◆ What the task requires
Skip all pictures. Write out the data below from its first line through the line that contains "const boxCounts = [1, 300, 300, 1];".

◆ Data block
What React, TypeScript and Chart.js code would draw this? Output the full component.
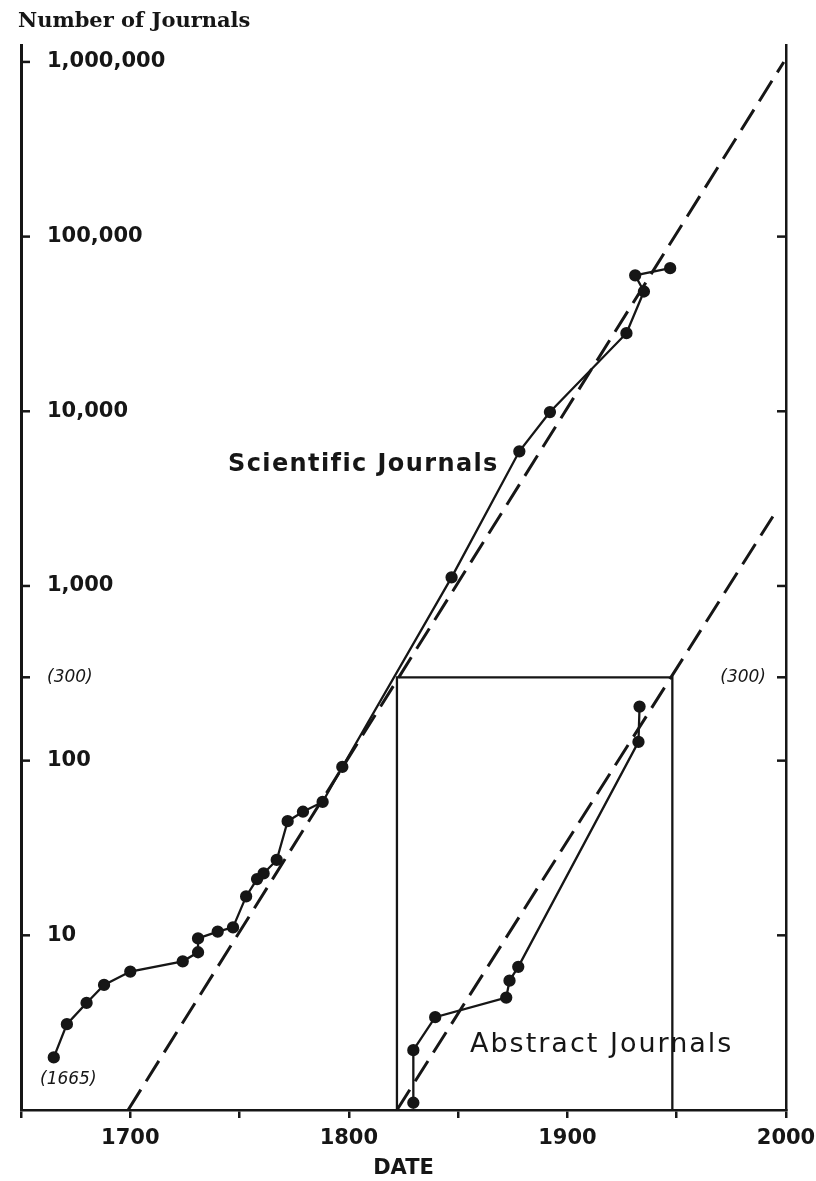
import React, { useEffect, useRef } from "react";
import { Chart, registerables } from "chart.js";

Chart.register(...registerables);

// ---- data ----
const sciYears = [1665, 1671, 1680, 1688, 1700, 1724, 1731, 1731, 1740, 1747, 1753, 1758, 1761, 1767, 1772, 1779, 1788, 1797, 1847, 1878, 1892, 1927, 1935, 1931, 1947];
const sciCounts = [2.0, 3.1, 4.1, 5.2, 6.2, 7.1, 8.0, 9.6, 10.5, 11.1, 16.7, 21, 22.6, 27, 45, 51, 58, 92, 1120, 5900, 9900, 28000, 48500, 60000, 66000];

const absYears = [1829.5, 1829.5, 1839.5, 1872, 1873.5, 1877.5, 1932.5, 1933];
const absCounts = [1.1, 2.2, 3.4, 4.4, 5.5, 6.6, 128, 204];

const sciTrendYears = [1699, 1999];
const sciTrendCounts = [1, 1000000];
const absTrendYears = [1822, 1994];
const absTrendCounts = [1, 2500];

const boxYears = [1822, 1822, 1948, 1948];
const boxCounts = [1, 300, 300, 1];

const xTickValues = [1650, 1700, 1750, 1800, 1850, 1900, 1950, 2000];
const xTickLabels = ["", "1700", "", "1800", "", "1900", "", "2000"];
const yTickValues = [10, 100, 300, 1000, 10000, 100000, 1000000];
const yTickLabels = ["10", "100", "(300)", "1,000", "10,000", "100,000", "1,000,000"];
const y2TickValues = [10, 100, 300, 1000, 10000, 100000];
const y2TickLabels = ["", "", "(300)", "", "", ""];

const INK = "#161616";
const SANS = "'DejaVu Sans', sans-serif";

const toPoints = (xs: number[], ys: number[]) => xs.map((x, i) => ({ x, y: ys[i] }));

const overlay = {
  id: "overlay",
  afterDraw(chart: any) {
    const { ctx, chartArea, scales } = chart;
    ctx.save();
    ctx.strokeStyle = INK;
    ctx.lineWidth = 2.5;
    const yS = scales.y;
    const y2S = scales.y2;
    yS.ticks.forEach((t: any) => {
      const p = yS.getPixelForValue(t.value);
      ctx.beginPath();
      ctx.moveTo(chartArea.left, p);
      ctx.lineTo(chartArea.left + 9, p);
      ctx.stroke();
    });
    y2S.ticks.forEach((t: any) => {
      const p = y2S.getPixelForValue(t.value);
      ctx.beginPath();
      ctx.moveTo(chartArea.right - 9, p);
      ctx.lineTo(chartArea.right, p);
      ctx.stroke();
    });
    ctx.fillStyle = INK;
    ctx.textBaseline = "middle";
    ctx.textAlign = "left";
    ctx.font = "bold 21px 'DejaVu Serif', serif";
    ctx.fillText("Number of Journals", 18, 22);
    try { ctx.letterSpacing = "1.4px"; } catch (e) {}
    ctx.font = `bold 24px ${SANS}`;
    ctx.fillText("Scientific Journals", 228, 465);
    try { ctx.letterSpacing = "2px"; } catch (e) {}
    ctx.font = `27px ${SANS}`;
    ctx.fillText("Abstract Journals", 470, 1045);
    try { ctx.letterSpacing = "0px"; } catch (e) {}
    ctx.font = `oblique 17px ${SANS}`;
    ctx.fillText("(1665)", 40, 1080);
    ctx.restore();
  },
};

export default function App() {
  const ref = useRef<HTMLCanvasElement | null>(null);
  useEffect(() => {
    if (!ref.current) return;
    const lineDs = (label: string, xs: number[], ys: number[], extra: any) => ({
      label,
      data: toPoints(xs, ys),
      showLine: true,
      borderColor: INK,
      backgroundColor: INK,
      pointBackgroundColor: INK,
      pointBorderColor: INK,
      tension: 0,
      ...extra,
    });
    const chart = new Chart(ref.current, {
      type: "scatter",
      data: {
        datasets: [
          lineDs("Scientific trend", sciTrendYears, sciTrendCounts, { borderWidth: 3, borderDash: [24, 10], pointRadius: 0 }),
          lineDs("Abstract trend", absTrendYears, absTrendCounts, { borderWidth: 3, borderDash: [24, 10], pointRadius: 0 }),
          lineDs("Box", boxYears, boxCounts, { borderWidth: 2.3, pointRadius: 0 }),
          lineDs("Scientific Journals", sciYears, sciCounts, { borderWidth: 2.3, pointRadius: 5 }),
          lineDs("Abstract Journals", absYears, absCounts, { borderWidth: 2.3, pointRadius: 5 }),
        ],
      },
      options: {
        animation: false,
        responsive: false,
        devicePixelRatio: 1,
        layout: { padding: { top: 45, left: 0, right: 0, bottom: 0 } },
        plugins: { legend: { display: false }, tooltip: { enabled: false }, title: { display: false } },
        scales: {
          x: {
            type: "linear",
            position: "bottom",
            min: 1650,
            max: 2000,
            afterBuildTicks: (s: any) => { s.ticks = xTickValues.map((v) => ({ value: v })); },
            afterFit: (s: any) => { s.height = 71; s.paddingLeft = 0; s.paddingRight = 0; },
            ticks: {
              autoSkip: false,
              maxRotation: 0,
              color: INK,
              padding: 8,
              font: { family: SANS, size: 21, weight: "bold" },
              callback: (v: any) => { const i = xTickValues.indexOf(Number(v)); return i >= 0 ? xTickLabels[i] : ""; },
            },
            grid: { drawOnChartArea: false, drawTicks: true, tickLength: 8, color: INK, lineWidth: 2.5 },
            border: { display: true, color: INK, width: 2.5 },
            title: { display: true, text: "DATE", color: INK, padding: { top: 0, bottom: 0 }, font: { family: SANS, size: 21, weight: "bold" } },
          },
          y: {
            type: "logarithmic",
            position: "left",
            min: 1,
            max: 1250000,
            afterBuildTicks: (s: any) => { s.ticks = yTickValues.map((v) => ({ value: v })); },
            afterFit: (s: any) => { s.width = 21; s.paddingTop = 0; s.paddingBottom = 0; },
            ticks: {
              autoSkip: false,
              mirror: true,
              padding: 26,
              color: INK,
              font: (c: any) => (c.tick && c.tick.value === 300
                ? { family: SANS, size: 17, style: "oblique", weight: "normal" }
                : { family: SANS, size: 21, weight: "bold" }),
              callback: (v: any) => { const i = yTickValues.indexOf(Number(v)); return i >= 0 ? yTickLabels[i] : ""; },
            },
            grid: { drawOnChartArea: false, drawTicks: false },
            border: { display: true, color: INK, width: 3 },
          },
          y2: {
            type: "logarithmic",
            position: "right",
            min: 1,
            max: 1250000,
            afterBuildTicks: (s: any) => { s.ticks = y2TickValues.map((v) => ({ value: v })); },
            afterFit: (s: any) => { s.width = 30; s.paddingTop = 0; s.paddingBottom = 0; },
            ticks: {
              autoSkip: false,
              mirror: true,
              padding: -20,
              color: INK,
              font: { family: SANS, size: 17, style: "oblique" },
              callback: (v: any) => { const i = y2TickValues.indexOf(Number(v)); return i >= 0 ? y2TickLabels[i] : ""; },
            },
            grid: { drawOnChartArea: false, drawTicks: false },
            border: { display: true, color: INK, width: 2.5 },
          },
        },
      } as any,
      plugins: [overlay],
    });
    return () => chart.destroy();
  }, []);
  return (
    <div style={{ position: "absolute", left: 0, top: 0, width: 816, height: 1181, background: "#fff" }}>
      <canvas ref={ref} width={816} height={1181} style={{ display: "block" }} />
    </div>
  );
}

◆ Exercise solution
What React, TypeScript and Chart.js code would draw this? Output the full component.
import React, { useEffect, useRef } from "react";
import { Chart, registerables } from "chart.js";

Chart.register(...registerables);

// ---- data ----
const sciYears = [1665, 1671, 1680, 1688, 1700, 1724, 1731, 1731, 1740, 1747, 1753, 1758, 1761, 1767, 1772, 1779, 1788, 1797, 1847, 1878, 1892, 1927, 1935, 1931, 1947];
const sciCounts = [2.0, 3.1, 4.1, 5.2, 6.2, 7.1, 8.0, 9.6, 10.5, 11.1, 16.7, 21, 22.6, 27, 45, 51, 58, 92, 1120, 5900, 9900, 28000, 48500, 60000, 66000];

const absYears = [1829.5, 1829.5, 1839.5, 1872, 1873.5, 1877.5, 1932.5, 1933];
const absCounts = [1.1, 2.2, 3.4, 4.4, 5.5, 6.6, 128, 204];

const sciTrendYears = [1699, 1999];
const sciTrendCounts = [1, 1000000];
const absTrendYears = [1822, 1994];
const absTrendCounts = [1, 2500];

const boxYears = [1822, 1822, 1948, 1948];
const boxCounts = [1, 300, 300, 1];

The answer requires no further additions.